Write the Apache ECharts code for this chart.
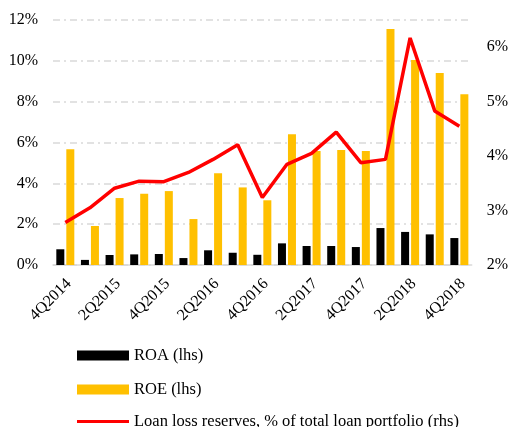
<!DOCTYPE html>
<html><head><meta charset="utf-8">
<script src="https://cdn.jsdelivr.net/npm/echarts@6/dist/echarts.min.js"></script>
<style>html,body{margin:0;padding:0;background:#fff}#c{width:511px;height:427px}</style>
</head><body><div id="c"></div>
<script>
const categories = ['4Q2014','1Q2015','2Q2015','3Q2015','4Q2015','1Q2016','2Q2016','3Q2016','4Q2016','1Q2017','2Q2017','3Q2017','4Q2017','1Q2018','2Q2018','3Q2018','4Q2018'];
const roa = [0.77,0.25,0.49,0.52,0.54,0.34,0.72,0.60,0.50,1.06,0.93,0.93,0.88,1.81,1.62,1.50,1.32];
const roe = [5.67,1.91,3.28,3.49,3.62,2.25,4.50,3.80,3.17,6.40,5.58,5.63,5.58,11.56,10.04,9.40,8.36];
const llr = [2.78,3.05,3.41,3.54,3.53,3.70,3.94,4.21,3.24,3.85,4.05,4.44,3.88,3.94,6.17,4.83,4.55];
const leftTicks = {min:0,max:12,interval:2};
const rightTicks = {min:2,max:6.5,interval:1};
const names = ['ROA (lhs)','ROE (lhs)','Loan loss reserves, % of total loan portfolio (rhs)'];
const font = 'Liberation Serif';
const legendTops = [342,376,408];
const icons = ['rect','rect','path://M0,0H52V3H0Z'];
const chart = echarts.init(document.getElementById('c'));
chart.setOption({
  animation:false,
  textStyle:{fontFamily:font},
  grid:{left:53,right:38,top:20,bottom:162},
  legend:names.map((n,i)=>({orient:'vertical',left:72,top:legendTops[i],itemWidth:52,itemHeight:10,
    textStyle:{fontFamily:font,fontSize:16.5,color:'#000'},selectedMode:false,
    data:[{name:n,icon:icons[i]}]})),
  xAxis:{type:'category',data:categories,
    axisLine:{lineStyle:{color:'#d9d9d9',width:1.5}},axisTick:{show:false},
    axisLabel:{interval:1,rotate:45,fontSize:16,color:'#000',fontFamily:font,margin:20,padding:[0,-5,0,0]}},
  yAxis:[
    {type:'value',min:leftTicks.min,max:leftTicks.max,interval:leftTicks.interval,
     axisLabel:{formatter:'{value}%',fontSize:16,color:'#000',fontFamily:font,margin:15},
     axisLine:{show:false},axisTick:{show:false},
     splitLine:{lineStyle:{color:'#d9d9d9',width:1.5,type:[7,4,2,4]}}},
    {type:'value',min:rightTicks.min,max:rightTicks.max,interval:rightTicks.interval,
     axisLabel:{formatter:'{value}%',fontSize:16,color:'#000',fontFamily:font,margin:15,showMaxLabel:false},
     axisLine:{show:false},axisTick:{show:false},splitLine:{show:false}}
  ],
  series:[
    {name:names[0],type:'bar',data:roa,barWidth:8,barGap:'25%',itemStyle:{color:'#000000'}},
    {name:names[1],type:'bar',data:roe,barWidth:8,barGap:'25%',itemStyle:{color:'#ffc000'}},
    {name:names[2],type:'line',yAxisIndex:1,data:llr,symbol:'none',
     lineStyle:{color:'#ff0000',width:3.5},itemStyle:{color:'#ff0000'}}
  ]
});
</script></body></html>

_Short problem_
All the lines above are to be reproduced exactly, except the pictures.

_Exercise output_
Write the Apache ECharts code for this chart.
<!DOCTYPE html>
<html><head><meta charset="utf-8">
<script src="https://cdn.jsdelivr.net/npm/echarts@6/dist/echarts.min.js"></script>
<style>html,body{margin:0;padding:0;background:#fff}#c{width:511px;height:427px}</style>
</head><body><div id="c"></div>
<script>
const categories = ['4Q2014','1Q2015','2Q2015','3Q2015','4Q2015','1Q2016','2Q2016','3Q2016','4Q2016','1Q2017','2Q2017','3Q2017','4Q2017','1Q2018','2Q2018','3Q2018','4Q2018'];
const roa = [0.77,0.25,0.49,0.52,0.54,0.34,0.72,0.60,0.50,1.06,0.93,0.93,0.88,1.81,1.62,1.50,1.32];
const roe = [5.67,1.91,3.28,3.49,3.62,2.25,4.50,3.80,3.17,6.40,5.58,5.63,5.58,11.56,10.04,9.40,8.36];
const llr = [2.78,3.05,3.41,3.54,3.53,3.70,3.94,4.21,3.24,3.85,4.05,4.44,3.88,3.94,6.17,4.83,4.55];
const leftTicks = {min:0,max:12,interval:2};
const rightTicks = {min:2,max:6.5,interval:1};
const names = ['ROA (lhs)','ROE (lhs)','Loan loss reserves, % of total loan portfolio (rhs)'];
const font = 'Liberation Serif';
const legendTops = [342,376,408];
const icons = ['rect','rect','path://M0,0H52V3H0Z'];
const chart = echarts.init(document.getElementById('c'));
chart.setOption({
  animation:false,
  textStyle:{fontFamily:font},
  grid:{left:53,right:38,top:20,bottom:162},
  legend:names.map((n,i)=>({orient:'vertical',left:72,top:legendTops[i],itemWidth:52,itemHeight:10,
    textStyle:{fontFamily:font,fontSize:16.5,color:'#000'},selectedMode:false,
    data:[{name:n,icon:icons[i]}]})),
  xAxis:{type:'category',data:categories,
    axisLine:{lineStyle:{color:'#d9d9d9',width:1.5}},axisTick:{show:false},
    axisLabel:{interval:1,rotate:45,fontSize:16,color:'#000',fontFamily:font,margin:20,padding:[0,-5,0,0]}},
  yAxis:[
    {type:'value',min:leftTicks.min,max:leftTicks.max,interval:leftTicks.interval,
     axisLabel:{formatter:'{value}%',fontSize:16,color:'#000',fontFamily:font,margin:15},
     axisLine:{show:false},axisTick:{show:false},
     splitLine:{lineStyle:{color:'#d9d9d9',width:1.5,type:[7,4,2,4]}}},
    {type:'value',min:rightTicks.min,max:rightTicks.max,interval:rightTicks.interval,
     axisLabel:{formatter:'{value}%',fontSize:16,color:'#000',fontFamily:font,margin:15,showMaxLabel:false},
     axisLine:{show:false},axisTick:{show:false},splitLine:{show:false}}
  ],
  series:[
    {name:names[0],type:'bar',data:roa,barWidth:8,barGap:'25%',itemStyle:{color:'#000000'}},
    {name:names[1],type:'bar',data:roe,barWidth:8,barGap:'25%',itemStyle:{color:'#ffc000'}},
    {name:names[2],type:'line',yAxisIndex:1,data:llr,symbol:'none',
     lineStyle:{color:'#ff0000',width:3.5},itemStyle:{color:'#ff0000'}}
  ]
});
</script></body></html>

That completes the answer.